-- start --
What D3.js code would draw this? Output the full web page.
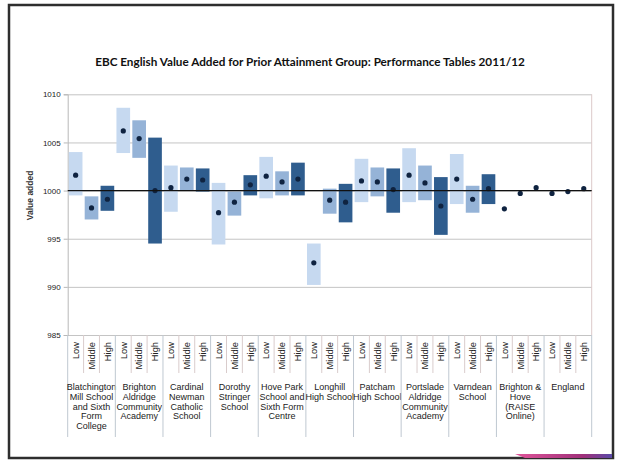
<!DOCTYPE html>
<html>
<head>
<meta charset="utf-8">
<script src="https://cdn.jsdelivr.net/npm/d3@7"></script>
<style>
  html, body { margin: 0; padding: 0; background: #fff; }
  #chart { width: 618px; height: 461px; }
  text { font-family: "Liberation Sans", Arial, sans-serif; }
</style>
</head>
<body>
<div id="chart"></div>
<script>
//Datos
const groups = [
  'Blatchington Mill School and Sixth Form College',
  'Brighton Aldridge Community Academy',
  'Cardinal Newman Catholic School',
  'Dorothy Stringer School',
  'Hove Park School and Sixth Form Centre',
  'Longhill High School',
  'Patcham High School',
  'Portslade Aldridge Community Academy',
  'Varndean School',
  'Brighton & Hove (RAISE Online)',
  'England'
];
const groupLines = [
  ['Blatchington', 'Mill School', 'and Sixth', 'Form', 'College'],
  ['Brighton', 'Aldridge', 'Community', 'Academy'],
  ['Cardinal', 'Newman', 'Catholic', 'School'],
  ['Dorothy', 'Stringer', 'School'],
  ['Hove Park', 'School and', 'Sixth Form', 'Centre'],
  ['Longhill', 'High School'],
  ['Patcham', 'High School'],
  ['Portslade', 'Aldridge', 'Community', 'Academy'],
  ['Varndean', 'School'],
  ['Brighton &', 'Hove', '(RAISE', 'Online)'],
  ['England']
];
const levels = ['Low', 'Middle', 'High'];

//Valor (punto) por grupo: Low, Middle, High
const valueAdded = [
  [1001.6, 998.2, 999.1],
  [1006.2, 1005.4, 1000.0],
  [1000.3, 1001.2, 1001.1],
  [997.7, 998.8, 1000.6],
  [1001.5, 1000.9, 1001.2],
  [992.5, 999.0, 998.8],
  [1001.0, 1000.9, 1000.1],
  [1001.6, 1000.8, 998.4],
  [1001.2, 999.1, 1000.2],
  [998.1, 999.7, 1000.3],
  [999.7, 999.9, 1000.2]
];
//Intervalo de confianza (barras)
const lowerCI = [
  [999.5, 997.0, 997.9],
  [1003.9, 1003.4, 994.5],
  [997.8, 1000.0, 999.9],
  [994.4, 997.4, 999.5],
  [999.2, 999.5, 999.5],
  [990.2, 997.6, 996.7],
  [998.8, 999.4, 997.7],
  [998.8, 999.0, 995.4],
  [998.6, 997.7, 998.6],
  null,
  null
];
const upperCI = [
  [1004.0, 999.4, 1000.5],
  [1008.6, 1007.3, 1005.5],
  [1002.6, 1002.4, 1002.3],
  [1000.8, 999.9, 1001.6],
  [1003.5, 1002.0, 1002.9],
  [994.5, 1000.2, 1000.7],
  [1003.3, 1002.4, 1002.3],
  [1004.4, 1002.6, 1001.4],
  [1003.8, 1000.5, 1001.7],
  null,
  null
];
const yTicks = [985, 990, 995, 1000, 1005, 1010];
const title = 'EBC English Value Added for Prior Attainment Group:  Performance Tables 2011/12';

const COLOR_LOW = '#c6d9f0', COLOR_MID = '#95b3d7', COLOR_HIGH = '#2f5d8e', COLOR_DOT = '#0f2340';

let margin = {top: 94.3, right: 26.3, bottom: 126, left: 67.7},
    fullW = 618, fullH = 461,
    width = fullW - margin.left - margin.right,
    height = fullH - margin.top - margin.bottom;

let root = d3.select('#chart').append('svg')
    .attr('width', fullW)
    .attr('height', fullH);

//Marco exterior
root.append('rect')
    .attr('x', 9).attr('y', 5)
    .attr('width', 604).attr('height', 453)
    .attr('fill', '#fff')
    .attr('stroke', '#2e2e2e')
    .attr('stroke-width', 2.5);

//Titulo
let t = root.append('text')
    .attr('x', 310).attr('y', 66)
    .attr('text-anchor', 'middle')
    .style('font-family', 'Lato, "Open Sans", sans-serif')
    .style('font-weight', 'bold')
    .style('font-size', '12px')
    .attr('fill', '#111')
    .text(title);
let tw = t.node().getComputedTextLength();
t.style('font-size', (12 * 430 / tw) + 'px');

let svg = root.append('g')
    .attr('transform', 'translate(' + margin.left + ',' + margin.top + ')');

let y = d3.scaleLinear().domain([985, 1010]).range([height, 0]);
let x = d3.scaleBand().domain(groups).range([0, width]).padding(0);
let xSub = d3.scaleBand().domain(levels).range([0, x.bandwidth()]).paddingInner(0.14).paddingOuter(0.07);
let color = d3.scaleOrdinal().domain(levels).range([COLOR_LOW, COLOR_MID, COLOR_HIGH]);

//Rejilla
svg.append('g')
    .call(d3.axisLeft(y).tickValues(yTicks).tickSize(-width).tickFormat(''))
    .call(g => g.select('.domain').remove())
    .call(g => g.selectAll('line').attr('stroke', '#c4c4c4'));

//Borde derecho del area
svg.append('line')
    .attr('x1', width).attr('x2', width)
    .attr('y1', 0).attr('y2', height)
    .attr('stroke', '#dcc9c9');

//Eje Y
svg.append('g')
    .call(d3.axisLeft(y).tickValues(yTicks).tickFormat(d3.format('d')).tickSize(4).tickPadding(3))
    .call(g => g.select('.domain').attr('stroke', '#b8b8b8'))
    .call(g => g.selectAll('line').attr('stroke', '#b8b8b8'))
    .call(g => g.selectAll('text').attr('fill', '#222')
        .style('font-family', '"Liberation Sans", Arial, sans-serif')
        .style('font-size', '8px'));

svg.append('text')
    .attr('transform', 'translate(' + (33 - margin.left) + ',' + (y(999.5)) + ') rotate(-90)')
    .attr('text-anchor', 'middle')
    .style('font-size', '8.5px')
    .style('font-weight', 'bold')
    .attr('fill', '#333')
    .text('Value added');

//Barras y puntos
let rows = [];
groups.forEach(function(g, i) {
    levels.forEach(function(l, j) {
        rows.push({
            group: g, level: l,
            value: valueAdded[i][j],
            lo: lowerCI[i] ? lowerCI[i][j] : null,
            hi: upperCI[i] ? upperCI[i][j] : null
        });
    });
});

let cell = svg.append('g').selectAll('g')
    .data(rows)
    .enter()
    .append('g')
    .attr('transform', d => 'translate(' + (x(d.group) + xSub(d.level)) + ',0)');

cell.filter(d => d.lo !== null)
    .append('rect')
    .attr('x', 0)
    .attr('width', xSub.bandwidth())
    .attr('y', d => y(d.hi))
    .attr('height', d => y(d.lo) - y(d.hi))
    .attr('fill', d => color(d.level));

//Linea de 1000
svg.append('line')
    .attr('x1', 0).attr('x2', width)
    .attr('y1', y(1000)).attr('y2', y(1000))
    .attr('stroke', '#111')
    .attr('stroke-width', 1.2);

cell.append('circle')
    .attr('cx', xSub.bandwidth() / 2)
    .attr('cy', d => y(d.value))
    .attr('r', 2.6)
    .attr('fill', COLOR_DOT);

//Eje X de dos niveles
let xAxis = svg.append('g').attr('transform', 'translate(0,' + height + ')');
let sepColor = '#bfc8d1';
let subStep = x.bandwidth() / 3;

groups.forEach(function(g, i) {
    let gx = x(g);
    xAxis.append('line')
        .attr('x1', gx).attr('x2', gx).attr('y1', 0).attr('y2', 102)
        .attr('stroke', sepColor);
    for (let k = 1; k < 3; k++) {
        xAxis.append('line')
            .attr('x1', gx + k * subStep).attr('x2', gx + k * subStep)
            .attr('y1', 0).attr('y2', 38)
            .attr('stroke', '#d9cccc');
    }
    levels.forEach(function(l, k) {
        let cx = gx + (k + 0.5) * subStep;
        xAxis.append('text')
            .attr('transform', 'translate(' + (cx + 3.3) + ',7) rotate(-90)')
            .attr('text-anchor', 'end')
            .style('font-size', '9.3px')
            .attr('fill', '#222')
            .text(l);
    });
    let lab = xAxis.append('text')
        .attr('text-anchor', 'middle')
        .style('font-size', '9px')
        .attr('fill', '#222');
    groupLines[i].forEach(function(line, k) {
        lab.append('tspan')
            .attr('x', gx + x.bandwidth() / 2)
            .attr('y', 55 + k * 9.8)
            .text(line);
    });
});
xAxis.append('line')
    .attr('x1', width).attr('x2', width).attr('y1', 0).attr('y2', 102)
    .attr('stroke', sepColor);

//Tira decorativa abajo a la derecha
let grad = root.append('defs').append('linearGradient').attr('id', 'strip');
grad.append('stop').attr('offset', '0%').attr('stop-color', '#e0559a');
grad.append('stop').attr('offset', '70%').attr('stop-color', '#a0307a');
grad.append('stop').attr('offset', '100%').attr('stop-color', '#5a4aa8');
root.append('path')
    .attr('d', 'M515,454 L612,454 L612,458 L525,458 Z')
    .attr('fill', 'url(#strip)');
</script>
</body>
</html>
-- end --
» What you should do
Print, exactly as written, the lines above from the first one to the one containing "const levels = ['Low', 'Middle', 'High'];". Leave out pictures.

» Response
What D3.js code would draw this? Output the full web page.
<!DOCTYPE html>
<html>
<head>
<meta charset="utf-8">
<script src="https://cdn.jsdelivr.net/npm/d3@7"></script>
<style>
  html, body { margin: 0; padding: 0; background: #fff; }
  #chart { width: 618px; height: 461px; }
  text { font-family: "Liberation Sans", Arial, sans-serif; }
</style>
</head>
<body>
<div id="chart"></div>
<script>
//Datos
const groups = [
  'Blatchington Mill School and Sixth Form College',
  'Brighton Aldridge Community Academy',
  'Cardinal Newman Catholic School',
  'Dorothy Stringer School',
  'Hove Park School and Sixth Form Centre',
  'Longhill High School',
  'Patcham High School',
  'Portslade Aldridge Community Academy',
  'Varndean School',
  'Brighton & Hove (RAISE Online)',
  'England'
];
const groupLines = [
  ['Blatchington', 'Mill School', 'and Sixth', 'Form', 'College'],
  ['Brighton', 'Aldridge', 'Community', 'Academy'],
  ['Cardinal', 'Newman', 'Catholic', 'School'],
  ['Dorothy', 'Stringer', 'School'],
  ['Hove Park', 'School and', 'Sixth Form', 'Centre'],
  ['Longhill', 'High School'],
  ['Patcham', 'High School'],
  ['Portslade', 'Aldridge', 'Community', 'Academy'],
  ['Varndean', 'School'],
  ['Brighton &', 'Hove', '(RAISE', 'Online)'],
  ['England']
];
const levels = ['Low', 'Middle', 'High'];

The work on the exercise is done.